Audit vs. Review vs. Internal Controls Assessment

Audit

Does your organization need an audit, review, or internal controls assessment?

Because every organization is different, there are different types of assurance services that your company can undergo based on your needs. There are many things that will help determine which services are the right fit for your organization. Your organization’s primary purpose, mission, funding, and board expectations, among other items, should be taken into consideration. Continue reading to learn about the differences in an audit, review, and internal control assessment.

Audit

The objective of an audit is to provide an opinion that the financial statements are presented fairly, in all material aspects, in conformity with the applicable financial reporting framework. Having an audit done provides a high, but not absolute, level of assurance. The assurance relates to the financial statements taken as a whole (not specific accounts, classes of transactions, or note disclosures). The audit opinion can be unmodified, qualified, adverse, or can be a disclaimer of opinion. Audits are performed in accordance with auditing standards generally accepted in the United States. If you are a large association, it is a best practice that you get an annual audit. Having up-to-date audited financial statements are important to the board when making key financial decisions.

Review

Next, the objective of a review is to provide a report (not an opinion). This report states that the accountant is not aware of any material modifications that should be made to the financial statements for the statements to be in conformity with the applicable financial reporting framework. This provides a limited level of assurance. A review is substantially less in scope than an audit. There is no requirement to obtain an understanding of internal controls, assess fraud risk, or test accounting records.

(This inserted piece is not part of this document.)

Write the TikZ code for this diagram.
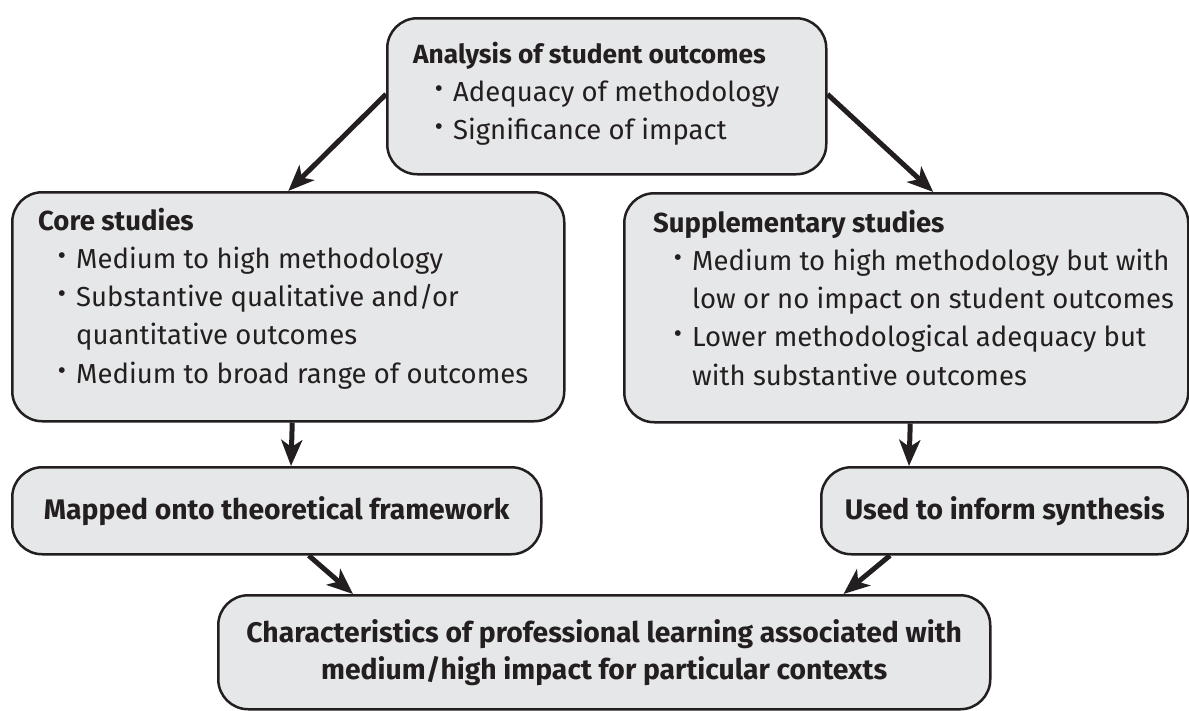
\documentclass[tikz,border=0pt]{standalone}
\usepackage{fontspec}
\setmainfont{Fira Sans}
\newfontfamily\bulfont{DejaVu Sans}
\usetikzlibrary{arrows.meta,calc}
\definecolor{boxfill}{HTML}{E6E7E8}
\definecolor{ink}{HTML}{231F20}
\newcommand{\bul}{\llap{\raisebox{11pt}{\bulfont\fontsize{7.5}{7.5}\selectfont ●}\hspace{11pt}}}
\begin{document}
\begin{tikzpicture}[x=1pt,y=-1pt,
  box/.style={draw=ink, fill=boxfill, line width=2.5pt, rounded corners=30pt,
    inner sep=0pt, anchor=north west, text=ink, align=center,
    font=\fontsize{28.3}{37}\selectfont\bfseries},
  arr/.style={draw=ink, line width=5pt,
    -{Stealth[length=26pt,width=21pt,inset=7pt]}},
  txt/.style={inner sep=0pt, anchor=base west, text=ink,
    font=\fontsize{27.5}{38.3}\selectfont}]
\useasboundingbox (0,0) rectangle (1189,710);
% boxes
\node[box, minimum width=439pt, minimum height=156pt] (top) at (386,17) {};
\node[box, minimum width=552pt, minimum height=229pt] (core) at (11,191) {};
\node[box, minimum width=564pt, minimum height=229pt] (supp) at (623,192) {};
\node[box, minimum width=529pt, minimum height=87pt] (mapped) at (11,466)
  {Mapped onto theoretical framework};
\node[box, minimum width=367pt, minimum height=87pt] (used) at (820,466)
  {Used to inform synthesis};
\node[box, minimum width=772pt, minimum height=114pt] (char) at (217,594)
  {Characteristics of professional learning associated with\\
   medium/high impact for particular contexts};
% box texts
\node[txt] (toptxt) at (413,63) {\parbox[t]{420pt}{\baselineskip=38.3pt
  {\fontsize{26.3}{38.3}\selectfont\bfseries Analysis of student outcomes}\\
  \hspace*{40pt}\bul Adequacy of methodology\\
  \hspace*{40pt}\bul Significance of impact}};
\node[txt] (coretxt) at (38,230) {\parbox[t]{520pt}{\baselineskip=38.3pt
  \textbf{Core studies}\\
  \hspace*{38pt}\bul Medium to high methodology\\
  \hspace*{38pt}\bul Substantive qualitative and/or\\
  \hspace*{38pt}quantitative outcomes\\
  \hspace*{38pt}\bul Medium to broad range of outcomes}};
\node[txt] (supptxt) at (653,232) {\parbox[t]{530pt}{\baselineskip=38.3pt
  \textbf{Supplementary studies}\\
  \hspace*{39pt}\bul Medium to high methodology but with\\
  \hspace*{39pt}low or no impact on student outcomes\\
  \hspace*{39pt}\bul Lower methodological adequacy but\\
  \hspace*{39pt}with substantive outcomes}};
% connectors
\draw[arr] ($(top.west)+(0,-2)$) -- (core.north);
\draw[arr] ($(top.east)+(0,-2)$) -- ($(supp.north)+(27,0)$);
\draw[arr] ($(core.south)+(4,0)$) -- ($(mapped.north west)+(280,0)$);
\draw[arr] ($(supp.south)+(4,0)$) -- ($(used.north west)+(89,0)$);
\draw[arr] ($(mapped.south)+(32,0)$) -- ($(char.north west)+(136,0)$);
\draw[arr] ($(used.south west)+(70,0)$) -- ($(char.north east)+(-148,0)$);
\end{tikzpicture}
\end{document}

Reviews are performed in accordance with Statements on Standards for Accounting and Review Services issued by the AICPAs. If you are a smaller organization, it may make more sense to perform an annual review with audits every 3-5 years.

Internal Controls Assessment

Last, the objective of an internal control assessment is to evaluate and test the operational effectiveness and design of the current internal control structure. If your organization is not receiving an annual audit, which includes an assessment of internal controls each year, it is important to routinely have an assessment of your internal controls to determine if there are any inefficiencies or issues with the current structure.  

In closing, there is not one right answer for each organization. You must evaluate each service option and make the best decision for your organization. For help when evaluating the options or to determine which one is best for your organization, always consult a certified public accountant.